Farther along, but still unsettled at some positions. Borbely pointed to a handful of battles for starting spots that are taking place this preseason. If the team were to play tomorrow, the lineup would probably be Wilder (split tackle), Stemrich (split guard), Mark Fenton (center), Daniels (tight guard) and O'Neal (tight tackle).

But that's not yet set in stone.

"There's a great deal of competition out here," Borbely said. "I think it's better at a couple of spots because we have a couple of guys that came out of spring as backups that are more ready to play at this point in time than we've had in the past.

"Gary Moore (guard) will be ready to play more snaps. Gary's still in a race for a starting spot. Terrance Barreau and Derek Stemrich are still battling it out for the split guard spot. Both those guys are very good players."

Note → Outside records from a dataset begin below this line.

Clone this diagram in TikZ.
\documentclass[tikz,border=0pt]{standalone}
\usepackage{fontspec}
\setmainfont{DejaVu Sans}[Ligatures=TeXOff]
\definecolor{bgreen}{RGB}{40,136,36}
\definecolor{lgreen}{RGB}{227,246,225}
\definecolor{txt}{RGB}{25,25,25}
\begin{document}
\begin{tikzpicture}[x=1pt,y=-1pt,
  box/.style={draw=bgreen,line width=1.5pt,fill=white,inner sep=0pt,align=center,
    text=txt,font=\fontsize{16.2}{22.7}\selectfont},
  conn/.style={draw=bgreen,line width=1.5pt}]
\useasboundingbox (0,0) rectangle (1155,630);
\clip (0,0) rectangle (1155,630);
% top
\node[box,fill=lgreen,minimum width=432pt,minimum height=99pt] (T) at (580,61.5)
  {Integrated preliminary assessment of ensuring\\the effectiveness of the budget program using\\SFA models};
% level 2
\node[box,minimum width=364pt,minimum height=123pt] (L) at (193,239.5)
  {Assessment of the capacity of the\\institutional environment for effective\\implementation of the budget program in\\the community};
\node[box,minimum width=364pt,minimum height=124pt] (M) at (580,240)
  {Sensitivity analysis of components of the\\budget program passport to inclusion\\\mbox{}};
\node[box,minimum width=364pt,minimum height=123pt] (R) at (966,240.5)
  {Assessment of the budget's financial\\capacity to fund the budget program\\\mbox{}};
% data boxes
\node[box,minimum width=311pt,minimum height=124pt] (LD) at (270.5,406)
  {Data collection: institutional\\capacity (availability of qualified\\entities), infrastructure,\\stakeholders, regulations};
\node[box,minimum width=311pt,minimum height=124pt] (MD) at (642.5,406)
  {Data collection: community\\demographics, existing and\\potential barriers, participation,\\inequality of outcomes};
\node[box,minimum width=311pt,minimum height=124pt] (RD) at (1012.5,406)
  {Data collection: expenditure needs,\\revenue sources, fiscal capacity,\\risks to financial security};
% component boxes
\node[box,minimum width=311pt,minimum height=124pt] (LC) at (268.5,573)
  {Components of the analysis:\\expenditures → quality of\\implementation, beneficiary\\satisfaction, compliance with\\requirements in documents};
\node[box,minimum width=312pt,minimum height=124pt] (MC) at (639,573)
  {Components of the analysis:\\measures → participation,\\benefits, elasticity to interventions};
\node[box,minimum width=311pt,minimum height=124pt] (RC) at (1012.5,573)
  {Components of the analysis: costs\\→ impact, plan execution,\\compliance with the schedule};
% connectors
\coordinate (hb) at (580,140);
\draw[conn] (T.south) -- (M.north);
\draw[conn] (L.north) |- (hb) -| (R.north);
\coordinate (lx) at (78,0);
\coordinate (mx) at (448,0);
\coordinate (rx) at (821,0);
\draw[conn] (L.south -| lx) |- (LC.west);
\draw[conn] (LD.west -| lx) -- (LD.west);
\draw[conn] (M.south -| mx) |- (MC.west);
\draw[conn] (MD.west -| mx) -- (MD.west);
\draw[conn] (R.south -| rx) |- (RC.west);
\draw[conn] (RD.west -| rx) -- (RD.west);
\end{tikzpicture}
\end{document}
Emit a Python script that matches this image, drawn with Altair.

Borbely also said that sophomore "Jack Tipton (split tackle) is going to be a guy that's ready to play. "

One thing for sure is the competition bodes well for the line's depth.

"I think we're going to have seven or eight guys that'll be able to step on the field for us," Borbely said.

Borbely also had praise for his two newest pupils, true freshmen Garrett Collins and Daniel Sanders. Though they're most likely headed for redshirt years, Borbely said both were working hard. Sanders came to camp a better looking player than some expected. He earned an offer at the last minute in February after a scholarship became available. Because of Barreau's battle at split guard, Sanders has been taking every snap at the No. 2 center the past few days.

Which leads us to the least experienced starter on the line, Fenton. The 6-4, 290-pounder has no starts and just 70 plays under his belt. His most extensive time came in last year's Iowa State game, when he took over for an injured Hage after the offense's second series.

Fenton first impressed coaches in the team's Alamo Bowl practices in San Antonio at the end of the 2002 season. That following spring, Fenton practiced as the No. 1 center as Stemrich, who was supposed to take over the spot, sat out with an injury.

He says he's ready to go.

"Last year I played behind Marwan, and I learned a lot from Marwan," he said.

Fenton played center and defensive line in high school, and was originally recruited to CU to play defense. But he likes where he's at.

"It's almost like being the quarterback on the line," he said. "You have to organize the line, get the huddle straight, call out the defense for your fellow linemen and call out their blocking assignments most of the time."

And Fenton also sees a difference between the line play last preseason and this preseason.

"There's no comparison," he said. "We have a different feel. The camaraderie's better, we just feel like a cohesive unit."